Photos taken of the protest would be used to create propaganda, showing “public support for the regime”, ahead of December’s presidential elections, this protester claimed.
‘They started beating the protesters heavily’
Both of the pro-Palestinian supporters said they would go instead to Mostafa Mahmoud Square, where a grassroots gathering was set to take place.
However, the police reportedly made the gathering in the square dissolve, as happened with a similar pro-Palestinian demonstration in the Al-Azhar mosque that same day.
The demonstrators ultimately started marching towards a symbolic place in the history of Egypt’s protest movements: Tahrir Square. The 2011 Arab Spring protests converged there, culminating in the removal of then-President Hosni Mubarak.
According to the attendees, as people began to arrive in the streets surrounding the square on Friday, armed forces stepped in to prevent a large gathering from forming.
However, large groups running towards the square were able to overcome the police line, and a large demonstration formed, with participants chanting: “The people want the fall of Israel.”

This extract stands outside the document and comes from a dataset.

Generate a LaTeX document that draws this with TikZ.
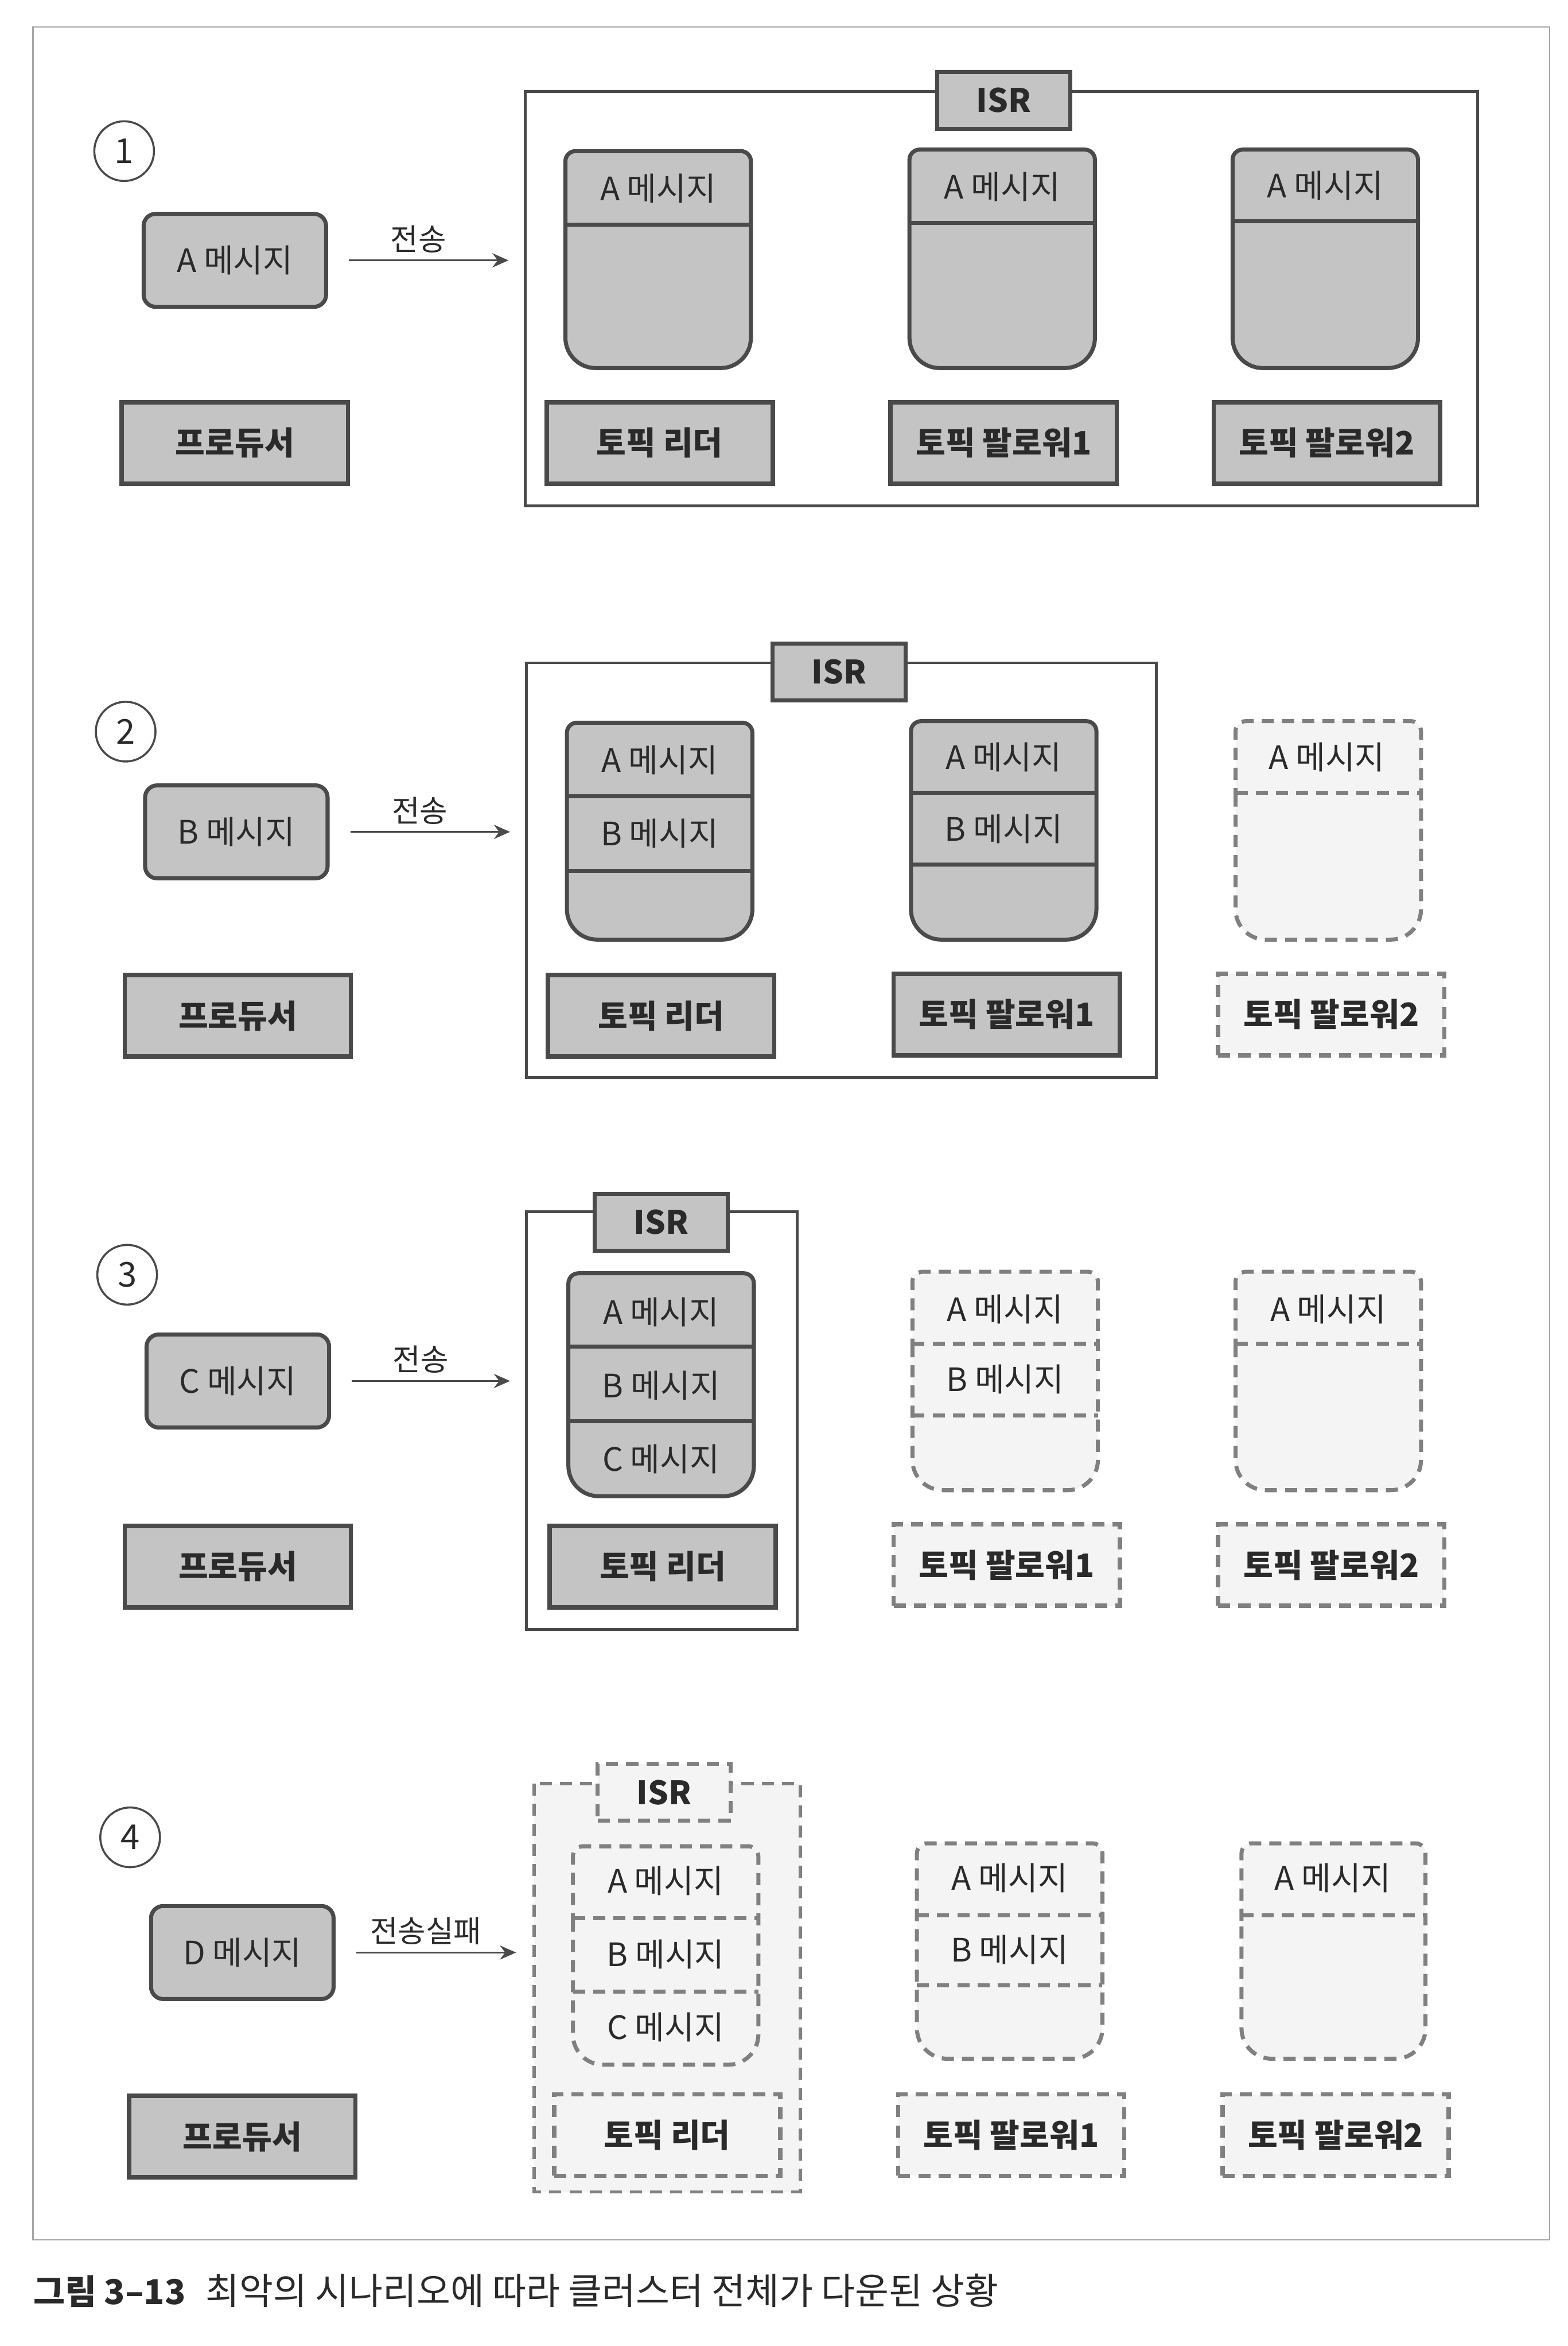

“It was the first time that we entered Tahrir – in a protest – since 2013,” one of the protesters who refused to go to the government-organised demonstration said. But their presence in the square would not last for long.
“Not long after the people bravely stood in Tahrir to protest, the police and security forces in civilian clothes and the thugs started using brute force to evacuate the protesters and intimidate them,” the second Pro-Palestinian supporter who spoke to Al Jazeera said. “They started beating the protesters heavily and chasing them away, out of the square.”
According to independent Egyptian news outlet Mada Masr, 43 people were arrested. The second protester said they and other participants in the rally “don’t know the status of those arrested as of now and aren’t certain what their fate is”.
The el-Sisi government has long been accused of systematic political repression and censorship, including by groups like Amnesty International.
Human Rights Watch, for instance, accused Egyptian forces of committing “arbitrary arrests, enforced disappearances and torture of real or suspected political activists as well as ordinary citizens”.
“Sisi has crushed dissent over the past 10 years from his coup, and the protests at this point are significant,” said El-Hamalawy, who focuses on the repression of the state apparatus in Egypt in his research. “Palestine, once again, is reviving street dissent. During the first week of the attacks, spontaneous protests broke out on a small scale, and the regime felt alarmed.”
“The Palestinian cause is the most politicising factor for the Egyptian youth and the Egyptian public opinion,” El-Hamalawy added. “After all, the 2011 revolution was the climax of a process of dissent that started in the country in the year 2000, with the second Palestinian Intifada.”